A common inefficiency is a delay in communication. For e.g., the processor finds an issue and emails the merchant; the merchant’s team lead is out that day, so they don’t see it for 24-48 hours; then they fix and reply, but now the processor’s analyst is in back-to-back meetings, so another day passes. Multiply these delays by a few cycles, and you’ll add weeks.  

Without a real-time collaborative platform, reaching individuals or groups of merchants quickly is hard, especially at scale. And if a merchant has a question, figuring out who to ask on the processor’s side can be confusing. Maybe they email one person, who has to forward it to the right expert.  

It’s a lot of waiting and misrouting.

#6 Manual magnetic stripe testing

Even as the chip takes over, many certifications still require demonstrating that the terminal can handle magnetic stripe (MSR) transactions as a fallback.  

Shockingly, MSR testing is often done manually, which means someone actually swipes cards and checks that data rather than using an automated script.  

It’s a bit ironic that we have advanced simulators for chip tests, but then we fall back to manual for swipe. This tends to be because the focus has been on automating EMV scenarios; the old swipe tests were left in an antiquated state.  

But it is an inefficiency where humans do what machines can do easily.  

#7 Slow reporting and approval

After tests are done, compiling the results into a formal report or Letter of Approval (LoA) can take days of manual work, formatting documents, and double-checking entries.  

This often happens at the very end, when everyone is anxious to launch, making the wait even more painful. It’s a purely administrative task that is ripe for speeding up, yet in many organizations, it remains manual.  

#8 Waiver management messes

In certification, a “waiver” is an agreed exception. Maybe a certain EMV test can’t be passed due to a unique situation, and the network/processor grants a pass on it.  

Keeping track of waivers is crucial (so you remember that Terminal X is approved even though it didn’t do Y, and you know why). However, no centralized system for managing waivers means these often live in emails or one-off documents.  

Later on, if someone asks, “Why was this terminal certified without feature Y?” it becomes a treasure hunt to prove the waiver existed. The inefficiency here is both in answering such questions and in ensuring consistency (you might grant a waiver to one merchant, and then a year later, another merchant has the same issue, but no one realizes a precedent was set).

Final thoughts

All these inefficiencies add up to longer timelines and higher costs.  

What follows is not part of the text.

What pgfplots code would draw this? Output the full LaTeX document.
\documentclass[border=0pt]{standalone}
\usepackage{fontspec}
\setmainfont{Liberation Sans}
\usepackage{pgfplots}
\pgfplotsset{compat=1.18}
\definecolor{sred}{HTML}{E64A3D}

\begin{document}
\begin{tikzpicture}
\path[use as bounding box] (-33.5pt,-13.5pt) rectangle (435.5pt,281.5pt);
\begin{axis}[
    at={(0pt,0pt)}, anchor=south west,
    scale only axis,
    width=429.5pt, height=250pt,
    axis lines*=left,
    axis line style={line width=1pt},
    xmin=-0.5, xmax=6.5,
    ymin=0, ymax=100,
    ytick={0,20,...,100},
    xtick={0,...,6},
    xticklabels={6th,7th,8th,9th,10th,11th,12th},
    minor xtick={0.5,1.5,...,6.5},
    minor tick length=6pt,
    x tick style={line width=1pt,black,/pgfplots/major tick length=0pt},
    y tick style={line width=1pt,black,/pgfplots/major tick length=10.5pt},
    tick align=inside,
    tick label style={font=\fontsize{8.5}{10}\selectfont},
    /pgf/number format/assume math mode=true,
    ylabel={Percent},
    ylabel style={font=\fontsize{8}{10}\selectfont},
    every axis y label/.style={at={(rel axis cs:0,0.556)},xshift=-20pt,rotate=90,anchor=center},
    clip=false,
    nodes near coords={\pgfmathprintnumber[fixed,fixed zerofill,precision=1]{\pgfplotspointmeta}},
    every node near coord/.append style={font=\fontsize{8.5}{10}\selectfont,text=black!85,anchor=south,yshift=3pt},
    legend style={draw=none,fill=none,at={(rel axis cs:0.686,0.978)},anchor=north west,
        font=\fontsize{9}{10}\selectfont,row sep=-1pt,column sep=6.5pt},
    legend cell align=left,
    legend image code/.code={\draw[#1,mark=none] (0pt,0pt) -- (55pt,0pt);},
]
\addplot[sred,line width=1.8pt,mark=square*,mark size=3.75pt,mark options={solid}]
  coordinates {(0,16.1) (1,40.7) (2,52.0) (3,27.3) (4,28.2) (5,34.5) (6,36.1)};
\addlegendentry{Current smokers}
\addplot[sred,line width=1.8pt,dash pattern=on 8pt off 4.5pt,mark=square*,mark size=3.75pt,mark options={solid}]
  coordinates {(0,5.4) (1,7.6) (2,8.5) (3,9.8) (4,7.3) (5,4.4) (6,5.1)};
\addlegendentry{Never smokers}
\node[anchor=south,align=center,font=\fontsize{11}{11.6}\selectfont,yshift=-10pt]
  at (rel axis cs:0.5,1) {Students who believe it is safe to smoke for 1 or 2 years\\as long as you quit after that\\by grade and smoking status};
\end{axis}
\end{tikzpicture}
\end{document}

They’re “hidden” in the sense that no one line item on a project plan says “3 days lost to email delays” or “1 week spent re-reading logs,” but they’re real and pervasive.  

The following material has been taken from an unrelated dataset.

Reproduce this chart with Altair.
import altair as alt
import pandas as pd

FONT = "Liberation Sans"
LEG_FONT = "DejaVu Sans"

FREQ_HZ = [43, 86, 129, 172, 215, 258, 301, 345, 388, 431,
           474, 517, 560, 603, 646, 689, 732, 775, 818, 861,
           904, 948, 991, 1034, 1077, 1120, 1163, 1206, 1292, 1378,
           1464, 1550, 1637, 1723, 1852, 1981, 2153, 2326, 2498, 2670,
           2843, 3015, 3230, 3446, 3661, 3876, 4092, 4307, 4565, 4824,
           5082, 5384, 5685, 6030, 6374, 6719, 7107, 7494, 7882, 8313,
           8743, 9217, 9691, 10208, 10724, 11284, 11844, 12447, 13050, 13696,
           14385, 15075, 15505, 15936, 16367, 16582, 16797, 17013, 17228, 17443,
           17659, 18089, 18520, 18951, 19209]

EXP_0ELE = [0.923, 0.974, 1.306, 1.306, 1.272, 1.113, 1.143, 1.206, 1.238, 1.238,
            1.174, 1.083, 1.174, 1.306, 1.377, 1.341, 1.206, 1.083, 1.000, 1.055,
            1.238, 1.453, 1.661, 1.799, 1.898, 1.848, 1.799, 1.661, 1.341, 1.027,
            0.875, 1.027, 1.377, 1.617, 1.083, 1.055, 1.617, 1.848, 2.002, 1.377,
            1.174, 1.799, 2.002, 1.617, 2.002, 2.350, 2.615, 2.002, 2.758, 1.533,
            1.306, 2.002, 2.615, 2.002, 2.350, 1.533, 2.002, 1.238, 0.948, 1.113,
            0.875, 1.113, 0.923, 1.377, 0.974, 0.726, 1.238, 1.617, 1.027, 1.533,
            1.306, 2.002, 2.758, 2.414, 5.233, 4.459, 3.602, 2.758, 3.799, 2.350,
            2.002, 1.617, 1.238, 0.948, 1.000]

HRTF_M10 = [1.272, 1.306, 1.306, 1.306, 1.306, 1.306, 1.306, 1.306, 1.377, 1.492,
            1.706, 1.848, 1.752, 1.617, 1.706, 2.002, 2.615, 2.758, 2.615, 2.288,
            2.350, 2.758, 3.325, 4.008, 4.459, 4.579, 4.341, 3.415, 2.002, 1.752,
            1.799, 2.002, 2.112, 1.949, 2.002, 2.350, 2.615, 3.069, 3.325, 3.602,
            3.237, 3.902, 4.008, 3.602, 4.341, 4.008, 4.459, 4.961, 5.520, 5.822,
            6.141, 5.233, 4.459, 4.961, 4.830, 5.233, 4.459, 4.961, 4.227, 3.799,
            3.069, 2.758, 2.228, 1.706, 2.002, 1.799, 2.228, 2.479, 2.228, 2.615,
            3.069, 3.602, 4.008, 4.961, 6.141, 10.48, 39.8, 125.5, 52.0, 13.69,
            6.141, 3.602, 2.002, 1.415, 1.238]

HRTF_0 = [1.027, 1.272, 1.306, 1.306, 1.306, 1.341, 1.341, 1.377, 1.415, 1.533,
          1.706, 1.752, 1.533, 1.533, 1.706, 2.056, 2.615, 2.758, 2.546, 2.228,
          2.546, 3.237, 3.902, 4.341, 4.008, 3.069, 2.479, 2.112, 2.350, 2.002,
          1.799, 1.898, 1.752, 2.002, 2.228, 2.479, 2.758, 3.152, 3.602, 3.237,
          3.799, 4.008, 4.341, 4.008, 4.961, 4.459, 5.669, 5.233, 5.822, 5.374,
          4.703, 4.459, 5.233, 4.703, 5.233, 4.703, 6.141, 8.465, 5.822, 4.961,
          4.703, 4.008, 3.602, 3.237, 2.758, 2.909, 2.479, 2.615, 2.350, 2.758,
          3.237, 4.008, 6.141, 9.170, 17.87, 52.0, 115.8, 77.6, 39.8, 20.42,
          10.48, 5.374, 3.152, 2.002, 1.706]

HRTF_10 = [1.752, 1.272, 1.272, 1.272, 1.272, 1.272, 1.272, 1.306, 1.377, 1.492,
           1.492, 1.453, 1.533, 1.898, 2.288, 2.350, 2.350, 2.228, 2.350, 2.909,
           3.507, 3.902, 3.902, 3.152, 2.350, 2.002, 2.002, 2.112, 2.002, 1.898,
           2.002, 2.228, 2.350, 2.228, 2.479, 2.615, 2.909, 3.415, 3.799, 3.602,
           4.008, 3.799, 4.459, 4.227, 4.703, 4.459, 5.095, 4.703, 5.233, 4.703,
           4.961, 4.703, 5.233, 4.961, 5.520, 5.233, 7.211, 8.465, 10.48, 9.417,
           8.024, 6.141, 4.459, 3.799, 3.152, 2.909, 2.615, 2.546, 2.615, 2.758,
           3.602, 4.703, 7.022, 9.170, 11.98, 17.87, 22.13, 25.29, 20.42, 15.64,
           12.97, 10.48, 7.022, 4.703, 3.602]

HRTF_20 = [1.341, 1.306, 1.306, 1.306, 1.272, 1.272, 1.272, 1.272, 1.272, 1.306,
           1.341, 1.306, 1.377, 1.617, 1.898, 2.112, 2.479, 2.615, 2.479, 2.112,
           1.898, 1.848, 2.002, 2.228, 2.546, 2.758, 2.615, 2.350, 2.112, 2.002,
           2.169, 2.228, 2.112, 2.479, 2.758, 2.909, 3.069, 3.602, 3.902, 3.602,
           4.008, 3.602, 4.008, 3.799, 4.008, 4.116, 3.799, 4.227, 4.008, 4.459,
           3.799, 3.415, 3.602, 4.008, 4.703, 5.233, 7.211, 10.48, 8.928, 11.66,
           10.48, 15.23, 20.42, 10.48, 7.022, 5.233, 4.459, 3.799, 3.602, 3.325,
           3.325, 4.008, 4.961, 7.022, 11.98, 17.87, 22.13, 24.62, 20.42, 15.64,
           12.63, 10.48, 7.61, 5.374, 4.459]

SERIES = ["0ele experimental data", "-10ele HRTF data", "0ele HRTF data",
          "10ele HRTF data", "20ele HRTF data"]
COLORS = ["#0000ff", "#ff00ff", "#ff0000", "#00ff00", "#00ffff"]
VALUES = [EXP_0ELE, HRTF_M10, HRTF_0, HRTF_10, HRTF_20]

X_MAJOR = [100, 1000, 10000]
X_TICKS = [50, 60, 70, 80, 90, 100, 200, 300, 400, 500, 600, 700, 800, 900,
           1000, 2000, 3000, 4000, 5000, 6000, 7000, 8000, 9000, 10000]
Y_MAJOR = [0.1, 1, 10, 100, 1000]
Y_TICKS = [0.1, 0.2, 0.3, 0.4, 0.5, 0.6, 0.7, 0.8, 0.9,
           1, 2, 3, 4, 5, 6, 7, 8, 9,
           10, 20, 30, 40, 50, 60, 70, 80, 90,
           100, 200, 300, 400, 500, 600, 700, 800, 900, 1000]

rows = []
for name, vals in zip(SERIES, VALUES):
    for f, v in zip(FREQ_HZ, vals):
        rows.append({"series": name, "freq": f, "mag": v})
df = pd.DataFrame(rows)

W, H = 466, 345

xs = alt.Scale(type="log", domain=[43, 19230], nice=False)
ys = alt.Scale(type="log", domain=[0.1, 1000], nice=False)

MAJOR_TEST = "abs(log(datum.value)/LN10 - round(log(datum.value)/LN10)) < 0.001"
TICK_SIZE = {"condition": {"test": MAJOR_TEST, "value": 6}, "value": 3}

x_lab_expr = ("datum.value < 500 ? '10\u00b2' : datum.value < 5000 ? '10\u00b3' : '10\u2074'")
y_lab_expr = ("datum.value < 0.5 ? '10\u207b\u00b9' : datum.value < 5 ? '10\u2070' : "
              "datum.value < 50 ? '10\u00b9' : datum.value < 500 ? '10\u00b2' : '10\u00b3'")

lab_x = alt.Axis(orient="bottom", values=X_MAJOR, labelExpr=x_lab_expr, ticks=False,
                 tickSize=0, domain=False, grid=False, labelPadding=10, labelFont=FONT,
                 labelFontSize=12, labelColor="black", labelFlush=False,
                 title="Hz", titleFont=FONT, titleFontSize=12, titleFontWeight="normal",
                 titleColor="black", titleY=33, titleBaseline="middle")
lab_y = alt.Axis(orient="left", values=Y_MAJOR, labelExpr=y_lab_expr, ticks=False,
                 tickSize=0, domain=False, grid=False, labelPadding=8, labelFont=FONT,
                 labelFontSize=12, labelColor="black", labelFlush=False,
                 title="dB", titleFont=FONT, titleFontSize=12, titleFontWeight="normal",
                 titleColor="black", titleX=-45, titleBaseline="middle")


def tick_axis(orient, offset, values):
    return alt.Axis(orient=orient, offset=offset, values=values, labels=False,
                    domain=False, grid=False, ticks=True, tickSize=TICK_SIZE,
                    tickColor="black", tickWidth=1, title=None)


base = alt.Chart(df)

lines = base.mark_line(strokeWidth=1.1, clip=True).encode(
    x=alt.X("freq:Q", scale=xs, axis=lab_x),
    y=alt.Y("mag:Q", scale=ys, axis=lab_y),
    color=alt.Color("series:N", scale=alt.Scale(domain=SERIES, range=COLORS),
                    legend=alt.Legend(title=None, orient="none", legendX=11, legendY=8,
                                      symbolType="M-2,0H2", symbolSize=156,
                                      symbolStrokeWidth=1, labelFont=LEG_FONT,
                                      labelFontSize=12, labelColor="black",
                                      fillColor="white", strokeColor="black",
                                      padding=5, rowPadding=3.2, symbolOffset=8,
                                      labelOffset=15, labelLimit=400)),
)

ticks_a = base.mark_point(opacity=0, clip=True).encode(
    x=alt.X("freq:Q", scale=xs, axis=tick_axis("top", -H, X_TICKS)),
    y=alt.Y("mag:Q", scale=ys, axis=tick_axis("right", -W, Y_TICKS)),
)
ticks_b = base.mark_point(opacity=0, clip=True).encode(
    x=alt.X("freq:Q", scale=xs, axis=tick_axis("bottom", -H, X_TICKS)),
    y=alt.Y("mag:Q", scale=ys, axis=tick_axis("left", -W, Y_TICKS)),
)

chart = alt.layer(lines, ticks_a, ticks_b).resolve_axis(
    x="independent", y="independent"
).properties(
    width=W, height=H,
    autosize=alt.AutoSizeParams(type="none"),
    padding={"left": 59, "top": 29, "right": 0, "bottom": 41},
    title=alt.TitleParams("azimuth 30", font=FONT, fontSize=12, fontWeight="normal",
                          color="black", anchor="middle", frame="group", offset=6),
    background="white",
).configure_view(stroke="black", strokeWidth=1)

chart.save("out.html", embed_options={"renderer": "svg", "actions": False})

For payment processors, addressing these hidden inefficiencies is now a priority. It’s not just about complaining, but it’s about recognizing that as the volume of certifications grows (with new devices, updates, and fintech innovations), the old way of working simply won’t scale.

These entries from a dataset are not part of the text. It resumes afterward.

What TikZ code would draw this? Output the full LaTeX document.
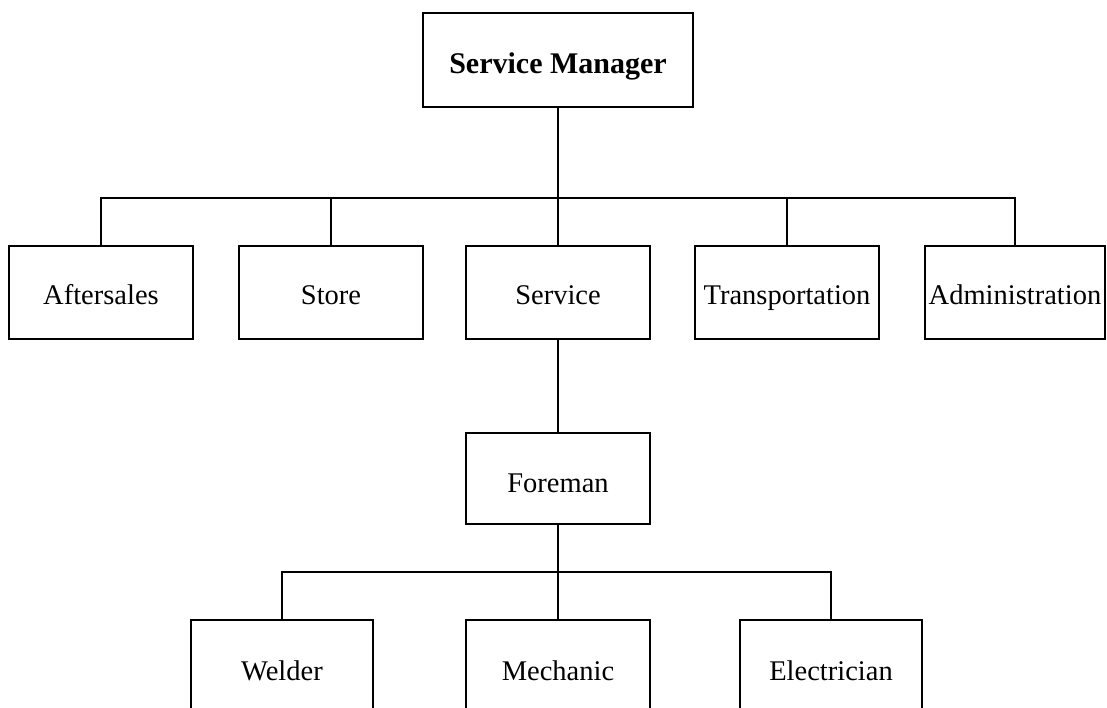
\documentclass[tikz,border=0pt]{standalone}
\usepackage{fontspec}
\setmainfont{Liberation Serif}
\begin{document}
\begin{tikzpicture}[x=1pt,y=-1pt,
  line width=1.5pt,
  unit/.style={draw=black, inner sep=0pt, minimum height=93pt,
    text height=24pt, text depth=0pt,
    font=\fontsize{28.5}{30}\selectfont},
  head/.style={draw=black, inner sep=0pt, minimum width=270pt, minimum height=94pt,
    text height=26pt, text depth=0pt,
    font=\fontsize{30}{32}\selectfont\bfseries},
  wire/.style={draw=black, line width=1.5pt}]
\useasboundingbox (0,0) rectangle (1107,707);
\clip (0,0) rectangle (1107,707);
\fill[white] (0,0) rectangle (1107,707);

% top of the chart
\node[head] (sm) at (558,60) {Service Manager};

% departments
\node[unit, minimum width=184pt] (aft) at (101,292.5) {Aftersales};
\node[unit, minimum width=184pt] (sto) at (331,292.5) {Store};
\node[unit, minimum width=184pt] (ser) at (558,292.5) {Service};
\node[unit, minimum width=184pt] (tra) at (787,292.5) {Transportation};
\node[unit, minimum width=180pt] (adm) at (1015,292.5) {Administration};

% service section
\node[unit, minimum width=184pt, minimum height=91pt, text height=27pt] (for) at (558,478.5) {Foreman};
\node[unit, minimum width=182pt, minimum height=99pt, text height=21pt] (wel) at (282,669.5) {Welder};
\node[unit, minimum width=184pt, minimum height=99pt, text height=21pt] (mec) at (558,669.5) {Mechanic};
\node[unit, minimum width=182pt, minimum height=99pt, text height=21pt] (ele) at (831,669.5) {Electrician};

% bus junctions
\coordinate (bus1) at (558,198);
\coordinate (bus2) at (558,572);

% connectors
\draw[wire] (sm.south) -- (bus1);
\draw[wire] (aft.north) |- (bus1);
\draw[wire] (sto.north) |- (bus1);
\draw[wire] (ser.north) -- (bus1);
\draw[wire] (tra.north) |- (bus1);
\draw[wire] (adm.north) |- (bus1);
\draw[wire] (ser.south) -- (for.north);
\draw[wire] (for.south) -- (bus2);
\draw[wire] (wel.north) |- (bus2);
\draw[wire] (mec.north) -- (bus2);
\draw[wire] (ele.north) |- (bus2);
\end{tikzpicture}
\end{document}
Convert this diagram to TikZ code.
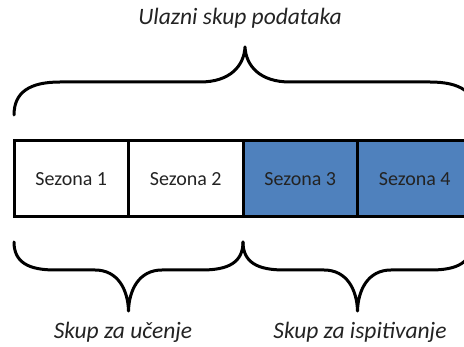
\documentclass[tikz,border=0pt]{standalone}
\usepackage{fontspec}
\setmainfont{Carlito}
\usepackage{tikz}
\usetikzlibrary{positioning}
\definecolor{cellblue}{RGB}{79,129,189}
\definecolor{ink}{RGB}{35,35,35}
\tikzset{
  cell/.style={draw=black, line width=3pt, minimum width=114.5pt, minimum height=76pt,
               inner sep=0pt, outer sep=0pt, text=ink, font=\fontsize{20}{24}\selectfont},
  test/.style={cell, fill=cellblue},
  brace/.style={draw=black, line width=3pt, line cap=round, line join=round},
  caption/.style={anchor=base, text=ink, font=\fontsize{23.5}{28}\selectfont\itshape},
}
\begin{document}
\begin{tikzpicture}[x=1pt, y=-1pt]
  \useasboundingbox (0,0) rectangle (464,347);
  \clip (0,0) rectangle (464,347);
  % ===================== top brace =====================
  \node[caption] (lin) at (240,25) {Ulazni skup podataka};
  \draw[brace] (14,115) .. controls (14,92) and (30,82) .. (60,82) -- (200,82)
    .. controls (230,82) and (244,66) .. (245,47)
    .. controls (246,66) and (260,82) .. (290,82) -- (430,82)
    .. controls (460,82) and (476,92) .. (476,115);
  % ===================== seasons =====================
  \node[cell] (s1) at (71.25,179) {Sezona 1};
  \node[cell, right=0pt of s1] (s2) {Sezona 2};
  \node[test, right=0pt of s2] (s3) {Sezona 3};
  \node[test, right=0pt of s3] (s4) {Sezona 4};
  % ===================== bottom braces =====================
  \draw[brace] (14,242) .. controls (14,262) and (28,270) .. (55,270) -- (95,270)
    .. controls (118,270) and (128,290) .. (128.5,311)
    .. controls (129,290) and (139,270) .. (162,270) -- (202,270)
    .. controls (229,270) and (243,262) .. (243,242);
  \draw[brace] (243,242) .. controls (243,262) and (257,270) .. (284,270) -- (324,270)
    .. controls (347,270) and (357,290) .. (357.5,311)
    .. controls (358,290) and (368,270) .. (391,270) -- (431,270)
    .. controls (458,270) and (472,262) .. (472,242);
  \node[caption] (ltrain) at (123,339) {Skup za učenje};
  \node[caption] (ltest) at (360,339) {Skup za ispitivanje};
\end{tikzpicture}
\end{document}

The encouraging news is that the industry is acknowledging these pain points. Efforts to introduce automation and centralized platforms directly target these inefficiencies.  

For example, a single platform can provide unified tracking, automated analysis, knowledge base features, faster reporting, waiver management, and so on.  

But even before such tools are fully adopted, just being aware of these bottlenecks can help teams streamline what they can, like improving internal knowledge sharing or templatizing reports to cut down preparation time.

Fixing these hidden inefficiencies is about making everyone’s life easier. Merchants get certified faster, processors use their talent for higher-level work instead of grunt work, and the payment networks see fewer errors in the field.  

It’s a classic case of “work smarter, not harder.”